The state-of-the-art robot named after Philip Dick, the science fiction writer who died more than 20 years ago, has not been seen since early January when it was being transported to California on a commercial airliner.


The android, known simply as ''Phil", was created by robotics expert David Hanson and his Dallas-based Hanson Robotics organisation.

Hanson built Phil as a memorial to Dick along with the author's friend Paul Williams and experts from the universities of Texas and Memphis.

The robot first made a public splash at a technology festival in Chicago in June.

Dreaming of sheep

Steve Prilliman of Hanson robotics said: "We're very worried because it's been a few weeks now. We're pressing hard to find Phil."

Dick's 1968 book Do Androids Dream of Electric Sheep? inspired the 1982 classic Blade Runner starring Harrison Ford. The author died in the same year.

His short stories served as inspiration for other films including Total Recall, starring Arnold Schwarzenegger, and Minority Report, with Tom Cruise.

In Blade Runner, set in Los Angeles in 2019, Harrison Ford plays a Blade Runner or policeman whose job is to track down and terminate escaped human clones known as "replicants."

"All those moments ... will be lost ... in time ... like ... tears in rain"

Replicant Roy Batty in Blade Runner

There is a certain irony to Phil's disappearance - a missing replica of the very author who championed "replicant" freedom.

It is one that is not lost on Phil's creators.
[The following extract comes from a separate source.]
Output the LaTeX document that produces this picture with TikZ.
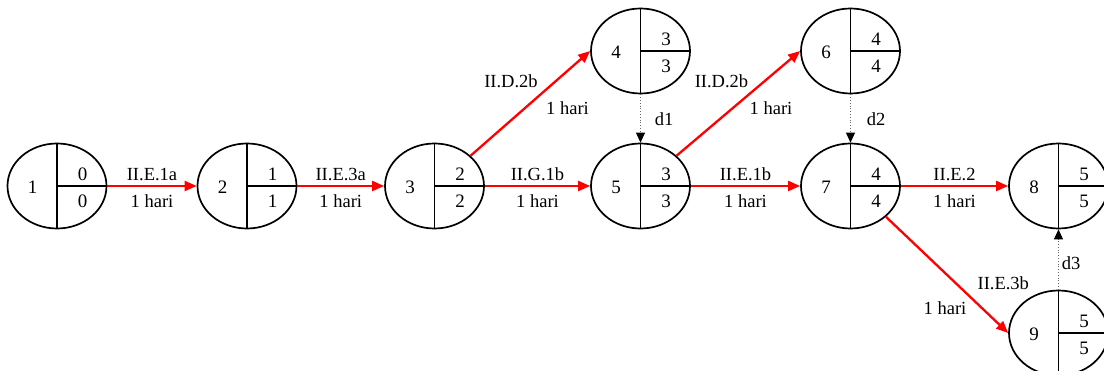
\documentclass[tikz,border=0pt]{standalone}
\usepackage{fontspec}
\setmainfont{Liberation Serif}
\usetikzlibrary{arrows.meta,shapes.geometric}
\tikzset{
  ev/.style={ellipse, draw=black, line width=1.7pt, minimum width=99pt, minimum height=85pt, inner sep=0pt},
  div/.style={draw=black, line width=1.1pt},
  num/.style={anchor=base, inner sep=0pt, font=\fontsize{19}{21}\selectfont},
  lbl/.style={anchor=base, inner sep=0pt, font=\fontsize{18.5}{20}\selectfont},
  act/.style={draw=red, line width=2.3pt, -{Triangle[length=12pt,width=10pt]}},
  dum/.style={draw=black!60, line width=0.8pt, dotted, -{Triangle[length=10pt,width=9pt,fill=black,color=black]}},
}
\newcommand\evnode[6]{%
  \node[ev] (#1) at (#2,#3) {};
  \draw[div] (#1.north) -- (#1.south);
  \draw[div] (#1.center) -- (#1.east);
  \node[num] (#1-i) at ([xshift=-24.5pt,yshift=-8pt]#1.center) {#4};
  \node[num] (#1-t) at ([xshift=25.5pt,yshift=5pt]#1.center) {#5};
  \node[num] (#1-b) at ([xshift=25.5pt,yshift=-21.8pt]#1.center) {#6};
}
\begin{document}
\begin{tikzpicture}[x=1pt,y=-1pt]
\useasboundingbox (0,0) rectangle (1104,371);
\clip (0,0) rectangle (1104,371);
\fill[white] (0,0) rectangle (1104,371);
\evnode{n1}{57}{186}{1}{0}{0}
\evnode{n2}{247}{186}{2}{1}{1}
\evnode{n3}{434.5}{186}{3}{2}{2}
\evnode{n4}{640.5}{51}{4}{3}{3}
\evnode{n5}{640.5}{186}{5}{3}{3}
\evnode{n6}{850.5}{51}{6}{4}{4}
\evnode{n7}{850.5}{186}{7}{4}{4}
\evnode{n8}{1058.5}{186}{8}{5}{5}
\evnode{n9}{1058.5}{333}{9}{5}{5}
% horizontal activities
\draw[act] (n1.east) -- (n2.west)
  node[lbl, midway, yshift=5.3pt] (l12a) {II.E.1a}
  node[lbl, midway, yshift=-21.8pt] (l12b) {1 hari};
\draw[act] (n2.east) -- (n3.west)
  node[lbl, midway, yshift=5.3pt] (l23a) {II.E.3a}
  node[lbl, midway, yshift=-21.8pt] (l23b) {1 hari};
\draw[act] (n3.east) -- (n5.west)
  node[lbl, midway, yshift=5.3pt] (l35a) {II.G.1b}
  node[lbl, midway, yshift=-21.8pt] (l35b) {1 hari};
\draw[act] (n5.east) -- (n7.west)
  node[lbl, midway, yshift=5.3pt] (l57a) {II.E.1b}
  node[lbl, midway, yshift=-21.8pt] (l57b) {1 hari};
\draw[act] (n7.east) -- (n8.west)
  node[lbl, midway, yshift=5.3pt] (l78a) {II.E.2}
  node[lbl, midway, yshift=-21.8pt] (l78b) {1 hari};
% diagonal activities
\draw[act] (n3.40) -- (n4.west);
\node[lbl] (l34a) at (511,87.7) {II.D.2b};
\node[lbl] (l34b) at (567.5,114.3) {1 hari};
\draw[act] (n5.40) -- (n6.west);
\node[lbl] (l56a) at (721.5,87.7) {II.D.2b};
\node[lbl] (l56b) at (771,114.3) {1 hari};
\draw[act] (n7.-41) -- (n9.west);
\node[lbl] (l79a) at (1003.3,289.3) {II.E.3b};
\node[lbl] (l79b) at (945,314.3) {1 hari};
% dummies
\draw[dum] (n4.south) -- (n5.north);
\node[lbl] (d1) at (664,126) {d1};
\draw[dum] (n6.south) -- (n7.north);
\node[lbl] (d2) at (876,126) {d2};
\draw[dum] (n9.north) -- (n8.south);
\node[lbl] (d3) at (1071,269.3) {d3};
\end{tikzpicture}
\end{document}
But they still want him back.

"We really need to find him soon because the Smithsonian wants to put him in a travelling collection in the fall," Prilliman said, referring to Washington's Smithsonian Institute, an organisation of museums and art galleries.
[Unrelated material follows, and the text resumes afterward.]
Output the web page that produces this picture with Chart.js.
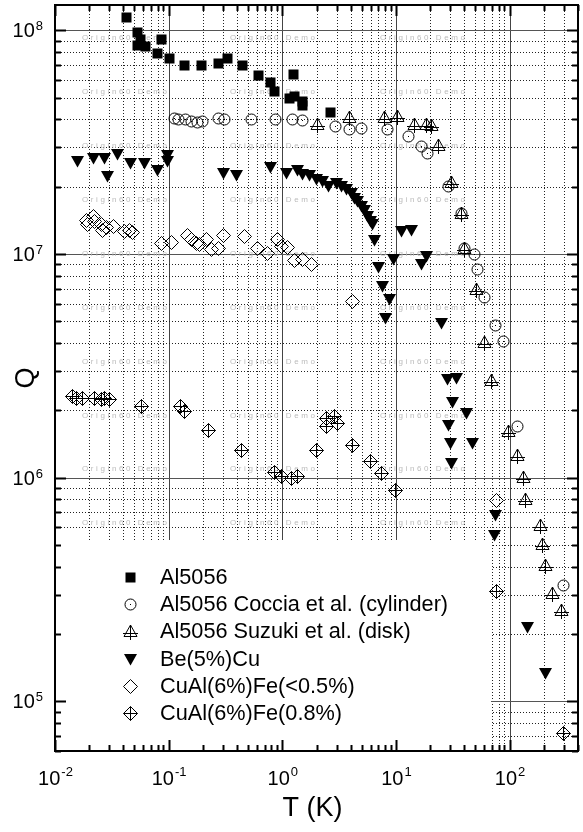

Along with an eerie likeness to the author, the robot features award-winning artificial intelligence that mimics the writer's mannerisms and lifelike skin material to affect realistic expressions.

Human replicant

Top-of-the-line voice software loaded with data from Dick's vast body of writing allows the robot to carry on natural-sounding conversations.

Biometric-identification software and advanced machine vision allows Phil to recognise people, read their expressions and body language and talk to them sounding a lot like a normal, albeit slightly senile, author who likes to quote his own books when he gets confused.

Prilliman and others close to Phil were reluctant to give too many details about his disappearance, including the name of the airline that was transporting the robot when he went missing.

Hanson officials said news of Phil's disappearance could hamper the ongoing investigation and search for the robot.

The company officials said they feared ransom demands might be made, or Phil could turn up listed for sale on an internet auction house such as eBay.

A spokeswoman, Elaine Hanson, said the company was considering building a new android if the original Phil did not turn up.